§ **Exercise aim**
Can you output the material exactly as written, minus any pictures it holds?

§ **Recorded data**

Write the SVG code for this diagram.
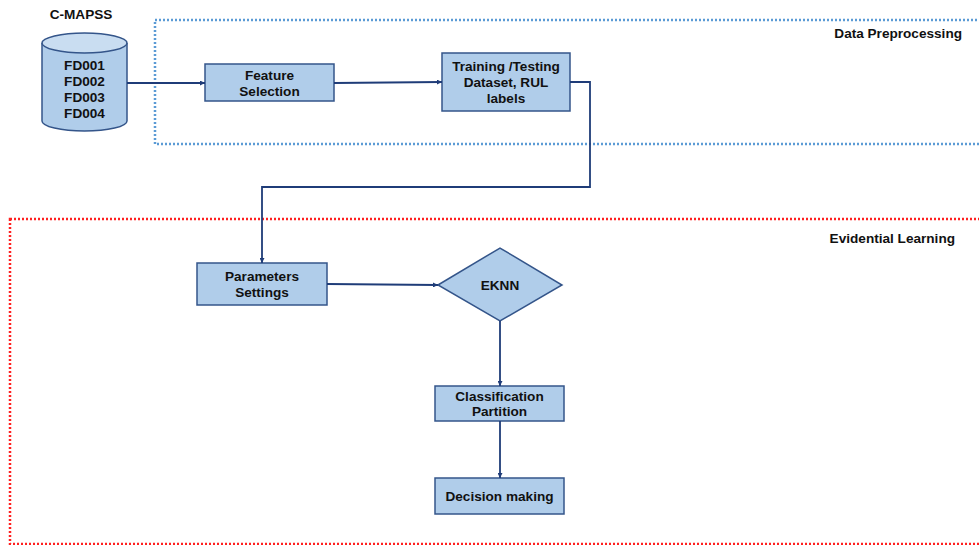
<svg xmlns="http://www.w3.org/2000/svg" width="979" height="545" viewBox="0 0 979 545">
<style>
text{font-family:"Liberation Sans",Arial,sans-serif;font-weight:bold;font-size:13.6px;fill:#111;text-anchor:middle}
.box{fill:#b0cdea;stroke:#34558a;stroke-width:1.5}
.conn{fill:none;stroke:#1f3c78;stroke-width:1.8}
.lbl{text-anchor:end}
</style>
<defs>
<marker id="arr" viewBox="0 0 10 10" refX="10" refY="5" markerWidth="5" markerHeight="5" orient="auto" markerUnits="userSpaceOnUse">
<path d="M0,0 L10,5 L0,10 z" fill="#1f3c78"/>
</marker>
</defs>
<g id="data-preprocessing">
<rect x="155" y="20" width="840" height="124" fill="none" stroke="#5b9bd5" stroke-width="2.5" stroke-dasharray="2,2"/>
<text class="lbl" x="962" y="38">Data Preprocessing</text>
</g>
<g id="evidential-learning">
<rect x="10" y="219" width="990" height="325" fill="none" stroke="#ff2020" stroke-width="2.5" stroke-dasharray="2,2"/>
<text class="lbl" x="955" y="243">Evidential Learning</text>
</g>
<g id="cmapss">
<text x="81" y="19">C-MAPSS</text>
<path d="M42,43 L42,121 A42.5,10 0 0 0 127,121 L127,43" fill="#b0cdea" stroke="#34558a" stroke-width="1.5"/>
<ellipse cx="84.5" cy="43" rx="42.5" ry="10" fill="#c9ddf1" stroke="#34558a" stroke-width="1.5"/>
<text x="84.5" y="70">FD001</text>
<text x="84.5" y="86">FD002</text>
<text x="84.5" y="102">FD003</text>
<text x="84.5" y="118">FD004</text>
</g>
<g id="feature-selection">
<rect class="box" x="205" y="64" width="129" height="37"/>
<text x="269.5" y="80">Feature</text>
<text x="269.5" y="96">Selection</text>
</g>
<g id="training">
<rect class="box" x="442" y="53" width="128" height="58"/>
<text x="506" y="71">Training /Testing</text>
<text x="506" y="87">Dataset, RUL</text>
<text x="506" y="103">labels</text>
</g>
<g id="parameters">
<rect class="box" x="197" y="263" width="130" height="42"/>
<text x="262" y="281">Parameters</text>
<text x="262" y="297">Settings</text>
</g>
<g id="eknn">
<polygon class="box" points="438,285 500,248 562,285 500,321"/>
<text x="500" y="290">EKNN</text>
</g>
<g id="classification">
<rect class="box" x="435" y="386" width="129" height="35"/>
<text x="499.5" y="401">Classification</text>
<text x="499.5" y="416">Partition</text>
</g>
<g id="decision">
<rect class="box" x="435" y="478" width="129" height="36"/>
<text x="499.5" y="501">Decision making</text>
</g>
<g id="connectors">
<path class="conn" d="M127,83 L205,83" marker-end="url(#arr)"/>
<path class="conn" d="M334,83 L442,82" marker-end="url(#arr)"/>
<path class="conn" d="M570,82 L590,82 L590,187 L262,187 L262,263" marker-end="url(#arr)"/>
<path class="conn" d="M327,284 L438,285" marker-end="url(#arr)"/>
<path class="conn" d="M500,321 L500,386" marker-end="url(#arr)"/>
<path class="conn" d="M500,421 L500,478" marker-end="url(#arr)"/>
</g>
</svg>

§ **Complete answer**
Write the SVG code for this diagram.
<svg xmlns="http://www.w3.org/2000/svg" width="979" height="545" viewBox="0 0 979 545">
<style>
text{font-family:"Liberation Sans",Arial,sans-serif;font-weight:bold;font-size:13.6px;fill:#111;text-anchor:middle}
.box{fill:#b0cdea;stroke:#34558a;stroke-width:1.5}
.conn{fill:none;stroke:#1f3c78;stroke-width:1.8}
.lbl{text-anchor:end}
</style>
<defs>
<marker id="arr" viewBox="0 0 10 10" refX="10" refY="5" markerWidth="5" markerHeight="5" orient="auto" markerUnits="userSpaceOnUse">
<path d="M0,0 L10,5 L0,10 z" fill="#1f3c78"/>
</marker>
</defs>
<g id="data-preprocessing">
<rect x="155" y="20" width="840" height="124" fill="none" stroke="#5b9bd5" stroke-width="2.5" stroke-dasharray="2,2"/>
<text class="lbl" x="962" y="38">Data Preprocessing</text>
</g>
<g id="evidential-learning">
<rect x="10" y="219" width="990" height="325" fill="none" stroke="#ff2020" stroke-width="2.5" stroke-dasharray="2,2"/>
<text class="lbl" x="955" y="243">Evidential Learning</text>
</g>
<g id="cmapss">
<text x="81" y="19">C-MAPSS</text>
<path d="M42,43 L42,121 A42.5,10 0 0 0 127,121 L127,43" fill="#b0cdea" stroke="#34558a" stroke-width="1.5"/>
<ellipse cx="84.5" cy="43" rx="42.5" ry="10" fill="#c9ddf1" stroke="#34558a" stroke-width="1.5"/>
<text x="84.5" y="70">FD001</text>
<text x="84.5" y="86">FD002</text>
<text x="84.5" y="102">FD003</text>
<text x="84.5" y="118">FD004</text>
</g>
<g id="feature-selection">
<rect class="box" x="205" y="64" width="129" height="37"/>
<text x="269.5" y="80">Feature</text>
<text x="269.5" y="96">Selection</text>
</g>
<g id="training">
<rect class="box" x="442" y="53" width="128" height="58"/>
<text x="506" y="71">Training /Testing</text>
<text x="506" y="87">Dataset, RUL</text>
<text x="506" y="103">labels</text>
</g>
<g id="parameters">
<rect class="box" x="197" y="263" width="130" height="42"/>
<text x="262" y="281">Parameters</text>
<text x="262" y="297">Settings</text>
</g>
<g id="eknn">
<polygon class="box" points="438,285 500,248 562,285 500,321"/>
<text x="500" y="290">EKNN</text>
</g>
<g id="classification">
<rect class="box" x="435" y="386" width="129" height="35"/>
<text x="499.5" y="401">Classification</text>
<text x="499.5" y="416">Partition</text>
</g>
<g id="decision">
<rect class="box" x="435" y="478" width="129" height="36"/>
<text x="499.5" y="501">Decision making</text>
</g>
<g id="connectors">
<path class="conn" d="M127,83 L205,83" marker-end="url(#arr)"/>
<path class="conn" d="M334,83 L442,82" marker-end="url(#arr)"/>
<path class="conn" d="M570,82 L590,82 L590,187 L262,187 L262,263" marker-end="url(#arr)"/>
<path class="conn" d="M327,284 L438,285" marker-end="url(#arr)"/>
<path class="conn" d="M500,321 L500,386" marker-end="url(#arr)"/>
<path class="conn" d="M500,421 L500,478" marker-end="url(#arr)"/>
</g>
</svg>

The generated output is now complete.